When one of my kids was in the high school Chamber Choir, the student next to him muttered, “Why do we have to sing this Christmas stuff when none of it could possibly be true? You don’t believe this stuff, do you?”
Most of us had Christianity selected for us. As children, we grew up in a God-oriented culture. We recited the Pledge of Allegiance containing the phrase, “One nation under God”. What we learned about God came from what is called a Western Worldview which is essentially a view that there is a God and God lives in a spiritual place called heaven. Many of us learned about God and Jesus in Sunday School, at Vacation Bible School, or at summer camp. For some of us, we just picked up a little here and there through Christmas carols and Easter parties. But maybe the question has lingered for you, “Why do I think Christianity is right and true?”
Simply put, there are only three basic viewpoints in Religions. All religions and philosophies fit into one of three categories. They are easy to comprehend. The first view is that only Nature, that is, the physical universe, exists. There is no God, there is no spiritual dimension, and there is no life for human beings after this life on earth. This view can be wrapped up with the term Atheism.
On the other end of the spectrum is the third view. (Yes, I skipped over the second view for the moment.) In this view, only God exists. That is to say, only the spiritual realm is real. The natural, physical realm in which we exist and experience life is just a mirage, a deception. The physical is false. Only the spiritual is real.
The second, central view holds that both the natural world and the spiritual world exist simultaneously. They both are real. Now, of all the religions and philosophies in the world, just three primary religious views or theological systems hold to this central view. These three are Judaism, Islam, and Christianity.
Simply put, in Judaism the story of humanity demonstrates human beings are incapable of living to the standard of the Law of God. Each and every one fails to be righteous, to live rightly every day. So it is demonstrated that we each, individually, need at Savior, a Messiah. King David got it. He said, “I know that my Redeemer lives.” He knew God was his salvation. In Jewish belief, God has not sent his Messiah yet.
Simply put, in Islam the Koran furthers the Judaism experiment with the attempt to form a human being’s spirit by instituting thorough external control of behavior. One can become righteous by doing right things, even down to the proper way to wash one’s hands and feet. The idea of Salvation and eternal life is in one’s own hands and yet, as I am told by my formerly Muslim friend, no Muslim ever knows if he or she has done enough to please Allah. Hence, for some, dying when killing infidels gives a Muslim a good chance of after life existence.
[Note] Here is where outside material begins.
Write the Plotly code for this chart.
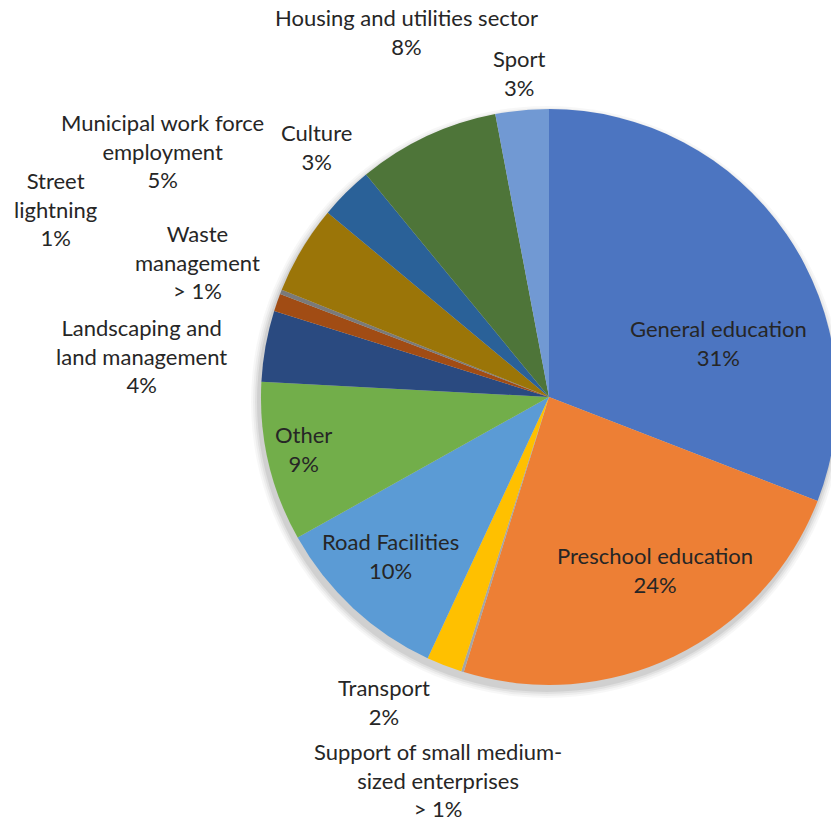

Simply put, in Christianity the Bible story continues within Judaism’s theme but in a different direction. In Christianity, God has sent God’s Messiah and Redeemer in the person of Jesus of Nazareth. The heart of a person cannot be changed by external pressure. It needs a transformation which the Spirit of God does when given permission.
All religious and philosophic arguments come down to this one pivotal point: Is Jesus Christ God’s chosen way to redeem human beings from unrighteousness? The Bible records that Jesus said, “I am the resurrection and the life. Anyone who believes in me will live, even after dying.” (John 11:25) God wants us to live for him, enjoy him, and serve others in his love.
So, at Christmas, this is an ideal time to reflect on what and why we believe what we do. Adopting Christianity as a religious, moral system is not the same as knowing Jesus Christ in a personal way as the God who loves you, died for you, and desires to live with you everyday. This is the Christmas story in summary and why we sing about it. Listen to the words of the Christmas carols and you will see the message clearly there.